Future applications using automatic speech recognition systems
With the increasing performance of automatic speech recognition systems, companies are more interested in integrating speech recognition systems in their products. Car manufacturers are interested in replacing all the levers, knobs, and buttons by a speech recognition system capable of doing everything, from raising temperature to locking doors and turning on the radio (5, p.49). In this way, the electronic content of the car is increased whereas the mechanical is reduced. This makes the car easier to design and build, therefore costing less (5, p.49). Others think of applying speech recognition systems in kitchen appliances such as dishwashers, ovens, refrigerators.

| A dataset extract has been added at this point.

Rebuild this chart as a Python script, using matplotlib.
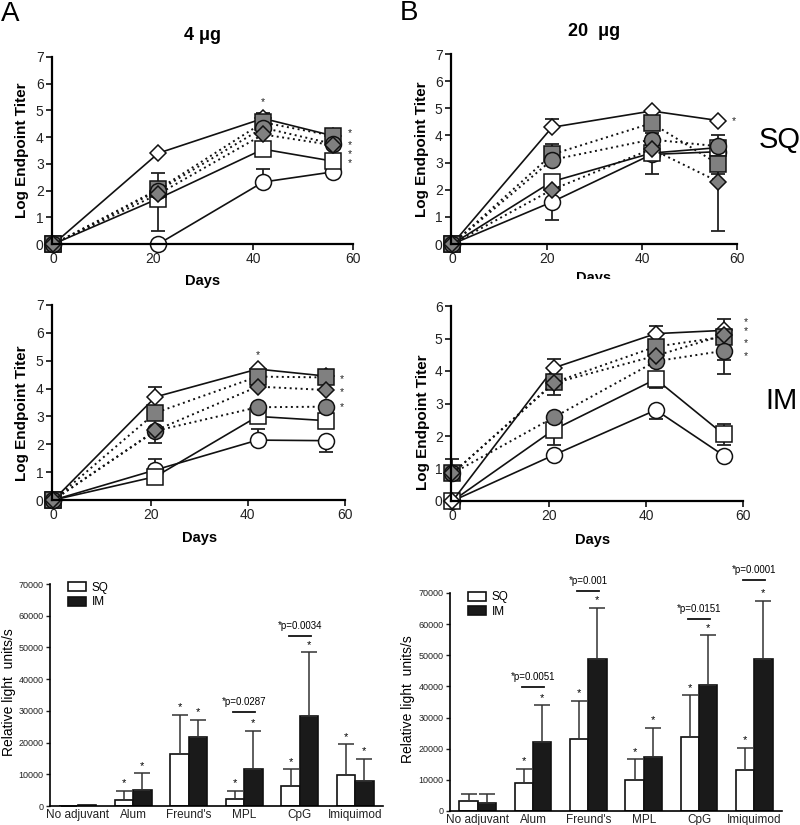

Air-conditioners might some day be voice controlled (5, p.49).
Conclusion
The gradual but inevitable development of speech recognition systems will surely lead to a system that will one day compare to the perfect speech recognition device, the human being. New methods and algorithms are researched every day to improve the performance of speech recognition systems. Will we reach a stage where keyboards, buttons, and all input devices become obsolete? Time will tell.